EXERCISE INSTRUCTIONS:
Copy out the listing in full, exactly as written, but not its pictures.

DATA SHOWN:
[start]

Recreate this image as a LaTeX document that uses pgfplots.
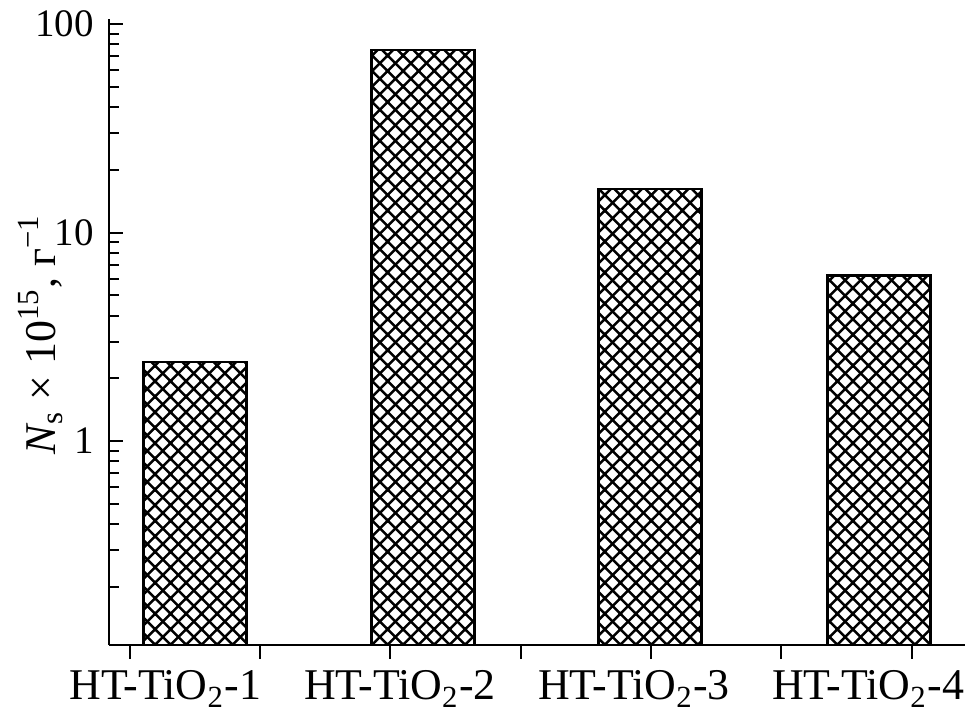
\documentclass[border=0pt]{standalone}
\usepackage{fontspec}
\setmainfont{Liberation Serif}
\usepackage{pgfplots}
\pgfplotsset{compat=1.18}
\usetikzlibrary{patterns.meta}
\tikzdeclarepattern{
  name=xhatch,
  type=uncolored,
  bottom left={(-0.6pt,-0.6pt)},
  top right={(5.3pt,5.3pt)},
  tile size={(4.7pt,4.7pt)},
  code={
    \draw[line width=0.75pt] (-0.4pt,-0.4pt) -- (5.1pt,5.1pt);
    \draw[line width=0.75pt] (-0.4pt,5.1pt) -- (5.1pt,-0.4pt);
  }
}
\begin{document}
\begin{tikzpicture}
\begin{axis}[
  name=ax,
  scale only axis,
  width=259.5pt, height=189.6pt,
  xmin=110, xmax=975,
  ymode=log, ymin=0.105, ymax=105.3,
  log origin=infty,
  axis lines*=left,
  axis line style={line width=0.65pt},
  every tick/.style={black, line width=0.6pt},
  xtick align=outside,
  ytick align=inside,
  major tick length=4.2pt,
  minor tick length=3pt,
  xtick={131,262.7,394.3,526,657.7,789.3,921},
  xticklabels={},
  extra x ticks={167,404,640.5,877},
  extra x tick labels={HT-TiO\textsubscript{2}-1,HT-TiO\textsubscript{2}-2,HT-TiO\textsubscript{2}-3,HT-TiO\textsubscript{2}-4},
  extra x tick style={major tick length=0pt, xticklabel style={font=\fontsize{13.3}{15}\selectfont, yshift=-4.3pt}},
  ytick={1,10,100},
  yticklabels={1,10,100},
  minor ytick={0.2,0.3,0.4,0.5,0.6,0.7,0.8,0.9,2,3,4,5,6,7,8,9,20,30,40,50,60,70,80,90},
  yticklabel style={font=\fontsize{11.8}{13}\selectfont, xshift=-1pt},
  /pgf/number format/assume math mode=true,
  every axis y label/.style={at={(rel axis cs:-0.08,0.497)}, rotate=90, anchor=center},
  ylabel={\fontsize{13.3}{15}\selectfont{\itshape N}\textsubscript{s} × 10\textsuperscript{15}, г\textsuperscript{−1}},
  clip=false,
]
\addplot[ybar, bar width=104, draw=black, line width=0.8pt, pattern=xhatch, pattern color=black]
  coordinates {(197,2.39) (427.5,75.3) (656.5,16.2) (888,6.23)};
\end{axis}
\path ([shift={(-33pt,-23.4pt)}]ax.south west) rectangle ([shift={(0pt,3.6pt)}]ax.north east);
\end{tikzpicture}
\end{document}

[end]

WRITTEN RESPONSE:
Recreate this image as a LaTeX document that uses pgfplots.
\documentclass[border=0pt]{standalone}
\usepackage{fontspec}
\setmainfont{Liberation Serif}
\usepackage{pgfplots}
\pgfplotsset{compat=1.18}
\usetikzlibrary{patterns.meta}
\tikzdeclarepattern{
  name=xhatch,
  type=uncolored,
  bottom left={(-0.6pt,-0.6pt)},
  top right={(5.3pt,5.3pt)},
  tile size={(4.7pt,4.7pt)},
  code={
    \draw[line width=0.75pt] (-0.4pt,-0.4pt) -- (5.1pt,5.1pt);
    \draw[line width=0.75pt] (-0.4pt,5.1pt) -- (5.1pt,-0.4pt);
  }
}
\begin{document}
\begin{tikzpicture}
\begin{axis}[
  name=ax,
  scale only axis,
  width=259.5pt, height=189.6pt,
  xmin=110, xmax=975,
  ymode=log, ymin=0.105, ymax=105.3,
  log origin=infty,
  axis lines*=left,
  axis line style={line width=0.65pt},
  every tick/.style={black, line width=0.6pt},
  xtick align=outside,
  ytick align=inside,
  major tick length=4.2pt,
  minor tick length=3pt,
  xtick={131,262.7,394.3,526,657.7,789.3,921},
  xticklabels={},
  extra x ticks={167,404,640.5,877},
  extra x tick labels={HT-TiO\textsubscript{2}-1,HT-TiO\textsubscript{2}-2,HT-TiO\textsubscript{2}-3,HT-TiO\textsubscript{2}-4},
  extra x tick style={major tick length=0pt, xticklabel style={font=\fontsize{13.3}{15}\selectfont, yshift=-4.3pt}},
  ytick={1,10,100},
  yticklabels={1,10,100},
  minor ytick={0.2,0.3,0.4,0.5,0.6,0.7,0.8,0.9,2,3,4,5,6,7,8,9,20,30,40,50,60,70,80,90},
  yticklabel style={font=\fontsize{11.8}{13}\selectfont, xshift=-1pt},
  /pgf/number format/assume math mode=true,
  every axis y label/.style={at={(rel axis cs:-0.08,0.497)}, rotate=90, anchor=center},
  ylabel={\fontsize{13.3}{15}\selectfont{\itshape N}\textsubscript{s} × 10\textsuperscript{15}, г\textsuperscript{−1}},
  clip=false,
]
\addplot[ybar, bar width=104, draw=black, line width=0.8pt, pattern=xhatch, pattern color=black]
  coordinates {(197,2.39) (427.5,75.3) (656.5,16.2) (888,6.23)};
\end{axis}
\path ([shift={(-33pt,-23.4pt)}]ax.south west) rectangle ([shift={(0pt,3.6pt)}]ax.north east);
\end{tikzpicture}
\end{document}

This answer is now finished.